Task: The copy must start at the line that contains "Generate a Python" and finish at the line that contains "y_ticks = [5.20, 5.40, 5.60, 5.80, 6.00, 6.20]", reproducing each line exactly. Any picture in that span is omitted.

Records for this exercise:

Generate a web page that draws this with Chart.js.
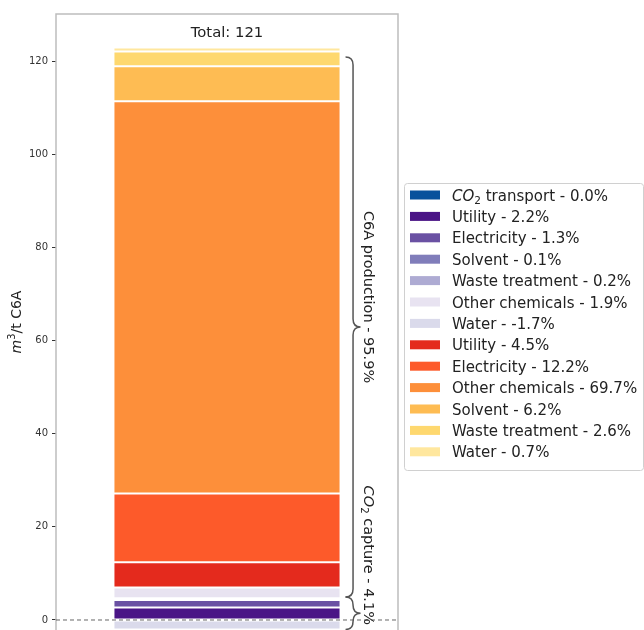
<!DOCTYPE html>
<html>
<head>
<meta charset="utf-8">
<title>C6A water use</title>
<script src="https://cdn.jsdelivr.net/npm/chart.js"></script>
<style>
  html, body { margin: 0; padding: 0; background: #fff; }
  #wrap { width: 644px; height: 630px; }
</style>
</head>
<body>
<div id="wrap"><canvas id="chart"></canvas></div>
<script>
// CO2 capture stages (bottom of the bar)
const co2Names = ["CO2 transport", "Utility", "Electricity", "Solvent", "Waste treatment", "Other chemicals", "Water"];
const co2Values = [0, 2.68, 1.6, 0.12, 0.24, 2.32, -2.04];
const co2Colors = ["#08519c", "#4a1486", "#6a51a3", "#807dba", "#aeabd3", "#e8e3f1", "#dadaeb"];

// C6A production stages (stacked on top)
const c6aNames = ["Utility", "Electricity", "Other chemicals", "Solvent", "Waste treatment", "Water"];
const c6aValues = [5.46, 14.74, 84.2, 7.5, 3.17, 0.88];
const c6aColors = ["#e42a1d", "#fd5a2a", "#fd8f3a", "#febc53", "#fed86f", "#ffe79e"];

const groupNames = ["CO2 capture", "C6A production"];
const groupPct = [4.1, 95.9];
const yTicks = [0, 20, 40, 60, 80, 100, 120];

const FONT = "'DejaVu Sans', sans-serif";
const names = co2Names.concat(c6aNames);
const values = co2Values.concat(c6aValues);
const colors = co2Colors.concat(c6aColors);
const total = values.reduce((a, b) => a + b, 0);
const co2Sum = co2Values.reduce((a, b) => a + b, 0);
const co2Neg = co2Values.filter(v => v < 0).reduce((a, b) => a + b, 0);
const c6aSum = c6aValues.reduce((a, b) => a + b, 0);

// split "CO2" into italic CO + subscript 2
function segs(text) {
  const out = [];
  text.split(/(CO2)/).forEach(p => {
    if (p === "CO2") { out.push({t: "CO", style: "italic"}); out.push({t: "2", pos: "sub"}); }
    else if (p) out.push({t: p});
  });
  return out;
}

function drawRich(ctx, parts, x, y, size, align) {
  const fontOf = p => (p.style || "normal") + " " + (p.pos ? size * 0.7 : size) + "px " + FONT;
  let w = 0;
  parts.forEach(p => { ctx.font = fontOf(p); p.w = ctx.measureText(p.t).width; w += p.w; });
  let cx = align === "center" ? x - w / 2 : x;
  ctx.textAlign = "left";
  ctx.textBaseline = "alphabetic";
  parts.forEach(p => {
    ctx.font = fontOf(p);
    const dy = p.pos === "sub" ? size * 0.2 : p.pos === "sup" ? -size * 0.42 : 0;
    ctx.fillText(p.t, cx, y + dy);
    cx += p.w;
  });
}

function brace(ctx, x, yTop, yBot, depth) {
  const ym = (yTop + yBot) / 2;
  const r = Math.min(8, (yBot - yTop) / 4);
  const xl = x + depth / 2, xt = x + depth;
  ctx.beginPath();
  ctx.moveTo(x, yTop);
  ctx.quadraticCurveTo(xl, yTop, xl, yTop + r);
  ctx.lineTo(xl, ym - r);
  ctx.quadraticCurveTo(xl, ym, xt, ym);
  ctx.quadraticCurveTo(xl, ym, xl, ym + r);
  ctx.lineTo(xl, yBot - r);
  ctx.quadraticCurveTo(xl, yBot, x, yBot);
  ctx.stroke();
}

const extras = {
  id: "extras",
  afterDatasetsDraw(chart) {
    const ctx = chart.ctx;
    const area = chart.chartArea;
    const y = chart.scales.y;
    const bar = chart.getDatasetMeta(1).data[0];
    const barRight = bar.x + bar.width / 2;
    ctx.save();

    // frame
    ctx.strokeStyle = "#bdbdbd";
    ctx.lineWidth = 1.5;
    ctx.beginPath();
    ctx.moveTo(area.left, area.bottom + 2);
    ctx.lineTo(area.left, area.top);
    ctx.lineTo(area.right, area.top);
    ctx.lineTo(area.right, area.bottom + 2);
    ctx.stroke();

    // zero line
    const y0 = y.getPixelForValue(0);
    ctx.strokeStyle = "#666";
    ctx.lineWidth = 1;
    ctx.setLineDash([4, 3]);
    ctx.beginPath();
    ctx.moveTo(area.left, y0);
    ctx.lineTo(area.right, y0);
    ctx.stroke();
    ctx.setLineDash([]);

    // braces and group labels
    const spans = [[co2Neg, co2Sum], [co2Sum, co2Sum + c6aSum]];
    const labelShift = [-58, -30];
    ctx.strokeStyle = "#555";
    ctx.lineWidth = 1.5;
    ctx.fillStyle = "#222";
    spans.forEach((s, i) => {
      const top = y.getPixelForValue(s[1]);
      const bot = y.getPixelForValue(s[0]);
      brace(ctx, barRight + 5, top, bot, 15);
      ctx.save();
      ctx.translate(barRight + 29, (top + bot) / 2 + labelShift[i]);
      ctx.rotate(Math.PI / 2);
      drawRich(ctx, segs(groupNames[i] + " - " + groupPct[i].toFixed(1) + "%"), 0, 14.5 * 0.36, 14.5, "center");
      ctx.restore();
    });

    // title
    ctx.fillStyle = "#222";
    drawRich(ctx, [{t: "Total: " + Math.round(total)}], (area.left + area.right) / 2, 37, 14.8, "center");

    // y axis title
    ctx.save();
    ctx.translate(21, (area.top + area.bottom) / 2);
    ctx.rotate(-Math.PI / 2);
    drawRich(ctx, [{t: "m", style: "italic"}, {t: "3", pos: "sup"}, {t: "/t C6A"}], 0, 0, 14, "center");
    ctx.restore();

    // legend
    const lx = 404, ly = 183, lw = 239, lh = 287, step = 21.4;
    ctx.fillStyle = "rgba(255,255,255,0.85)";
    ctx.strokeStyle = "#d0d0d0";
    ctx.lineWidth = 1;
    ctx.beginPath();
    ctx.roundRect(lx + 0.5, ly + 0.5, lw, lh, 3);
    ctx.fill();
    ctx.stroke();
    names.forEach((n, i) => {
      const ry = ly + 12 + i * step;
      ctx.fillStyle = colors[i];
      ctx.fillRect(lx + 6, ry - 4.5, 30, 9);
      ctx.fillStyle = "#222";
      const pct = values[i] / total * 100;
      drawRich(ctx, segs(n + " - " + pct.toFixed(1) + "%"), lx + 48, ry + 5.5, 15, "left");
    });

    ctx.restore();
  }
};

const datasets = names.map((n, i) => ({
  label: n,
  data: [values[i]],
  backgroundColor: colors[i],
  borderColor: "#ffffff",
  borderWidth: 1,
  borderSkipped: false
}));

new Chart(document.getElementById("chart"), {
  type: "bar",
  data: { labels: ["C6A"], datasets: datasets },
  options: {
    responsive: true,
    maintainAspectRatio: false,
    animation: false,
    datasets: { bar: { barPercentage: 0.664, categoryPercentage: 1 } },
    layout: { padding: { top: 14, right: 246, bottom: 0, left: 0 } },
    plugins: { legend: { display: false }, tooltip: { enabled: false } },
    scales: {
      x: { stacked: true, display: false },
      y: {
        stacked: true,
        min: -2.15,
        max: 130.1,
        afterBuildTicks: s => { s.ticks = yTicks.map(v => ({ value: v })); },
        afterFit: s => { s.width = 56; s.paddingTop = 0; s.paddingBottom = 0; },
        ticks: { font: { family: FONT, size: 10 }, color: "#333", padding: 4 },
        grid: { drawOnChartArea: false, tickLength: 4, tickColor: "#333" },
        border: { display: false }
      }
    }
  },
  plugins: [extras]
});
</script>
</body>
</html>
* * *
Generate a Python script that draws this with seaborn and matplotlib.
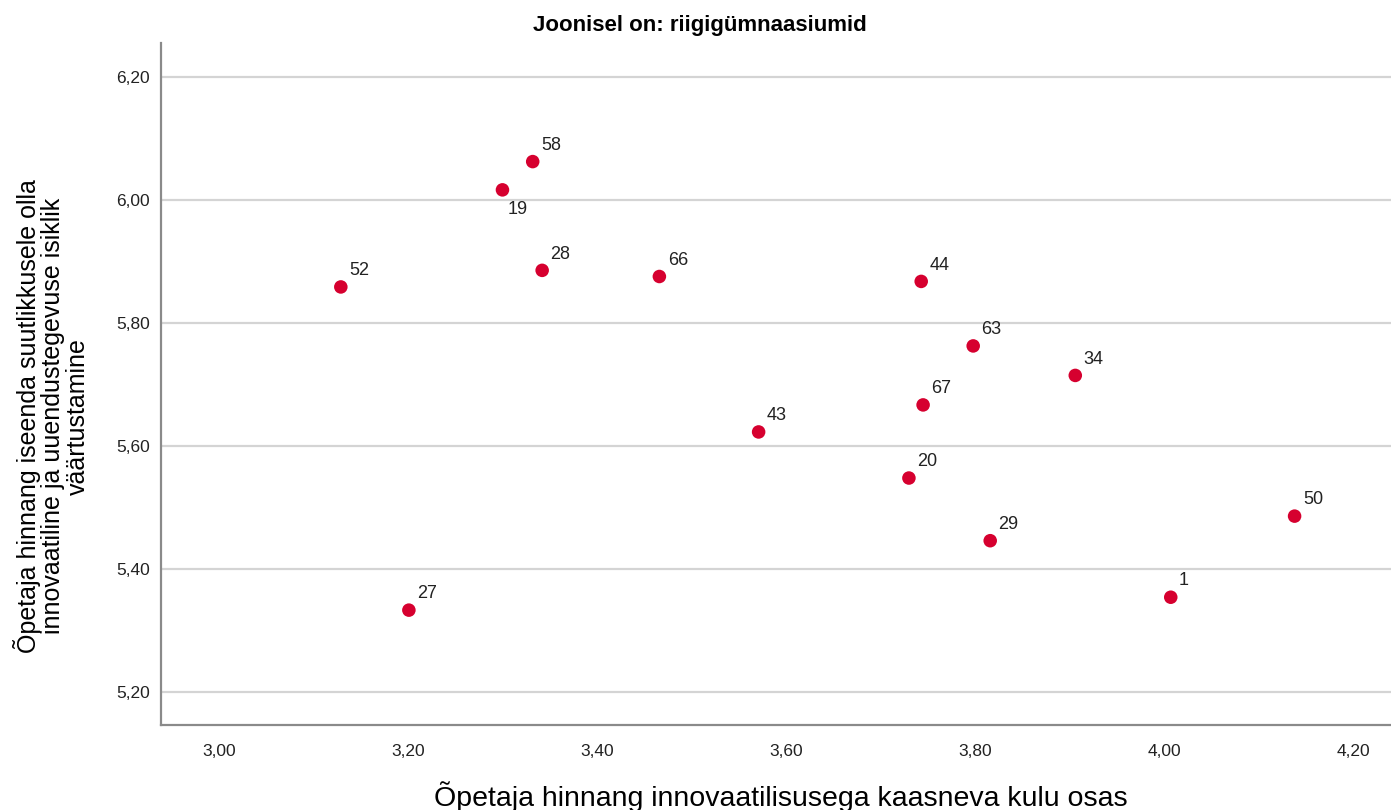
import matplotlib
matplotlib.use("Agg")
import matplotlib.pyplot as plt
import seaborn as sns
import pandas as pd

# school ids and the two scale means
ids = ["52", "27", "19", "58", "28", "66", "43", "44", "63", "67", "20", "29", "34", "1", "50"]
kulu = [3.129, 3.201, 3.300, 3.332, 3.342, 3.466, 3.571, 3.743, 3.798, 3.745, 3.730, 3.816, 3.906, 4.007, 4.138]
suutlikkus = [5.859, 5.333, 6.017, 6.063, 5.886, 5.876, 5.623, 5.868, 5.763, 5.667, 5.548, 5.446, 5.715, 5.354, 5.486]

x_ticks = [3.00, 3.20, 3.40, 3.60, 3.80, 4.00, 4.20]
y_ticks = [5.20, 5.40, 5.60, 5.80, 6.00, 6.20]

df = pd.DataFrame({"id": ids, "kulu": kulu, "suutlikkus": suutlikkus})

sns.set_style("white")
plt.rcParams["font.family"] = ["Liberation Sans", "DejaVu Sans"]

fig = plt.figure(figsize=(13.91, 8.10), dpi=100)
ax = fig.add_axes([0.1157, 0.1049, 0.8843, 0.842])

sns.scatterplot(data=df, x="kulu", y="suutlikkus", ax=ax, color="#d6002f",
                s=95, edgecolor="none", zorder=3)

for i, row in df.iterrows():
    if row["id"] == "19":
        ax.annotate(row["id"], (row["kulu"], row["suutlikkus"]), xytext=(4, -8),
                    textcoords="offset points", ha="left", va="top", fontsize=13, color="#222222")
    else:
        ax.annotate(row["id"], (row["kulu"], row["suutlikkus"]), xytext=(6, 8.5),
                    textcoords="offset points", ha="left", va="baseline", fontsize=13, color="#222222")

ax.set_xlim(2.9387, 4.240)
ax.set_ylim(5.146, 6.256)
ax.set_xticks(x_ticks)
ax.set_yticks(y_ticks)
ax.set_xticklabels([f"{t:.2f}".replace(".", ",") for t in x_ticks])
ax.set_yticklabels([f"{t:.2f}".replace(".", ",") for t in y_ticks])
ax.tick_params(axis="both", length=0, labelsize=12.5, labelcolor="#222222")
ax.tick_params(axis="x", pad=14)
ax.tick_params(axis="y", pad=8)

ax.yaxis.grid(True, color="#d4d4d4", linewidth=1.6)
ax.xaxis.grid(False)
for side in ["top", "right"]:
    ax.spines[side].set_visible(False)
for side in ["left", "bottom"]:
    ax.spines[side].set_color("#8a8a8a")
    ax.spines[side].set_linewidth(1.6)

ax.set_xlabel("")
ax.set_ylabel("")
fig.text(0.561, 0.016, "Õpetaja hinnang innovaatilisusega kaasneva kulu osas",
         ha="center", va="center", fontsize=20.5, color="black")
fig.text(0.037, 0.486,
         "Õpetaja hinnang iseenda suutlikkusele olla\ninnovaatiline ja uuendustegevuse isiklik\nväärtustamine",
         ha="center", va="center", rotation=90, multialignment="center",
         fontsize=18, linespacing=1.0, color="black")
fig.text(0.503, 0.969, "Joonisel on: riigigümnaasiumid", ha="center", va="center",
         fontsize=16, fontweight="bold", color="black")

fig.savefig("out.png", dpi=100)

Solution to the problem:
Generate a Python script that draws this with seaborn and matplotlib.
import matplotlib
matplotlib.use("Agg")
import matplotlib.pyplot as plt
import seaborn as sns
import pandas as pd

# school ids and the two scale means
ids = ["52", "27", "19", "58", "28", "66", "43", "44", "63", "67", "20", "29", "34", "1", "50"]
kulu = [3.129, 3.201, 3.300, 3.332, 3.342, 3.466, 3.571, 3.743, 3.798, 3.745, 3.730, 3.816, 3.906, 4.007, 4.138]
suutlikkus = [5.859, 5.333, 6.017, 6.063, 5.886, 5.876, 5.623, 5.868, 5.763, 5.667, 5.548, 5.446, 5.715, 5.354, 5.486]

x_ticks = [3.00, 3.20, 3.40, 3.60, 3.80, 4.00, 4.20]
y_ticks = [5.20, 5.40, 5.60, 5.80, 6.00, 6.20]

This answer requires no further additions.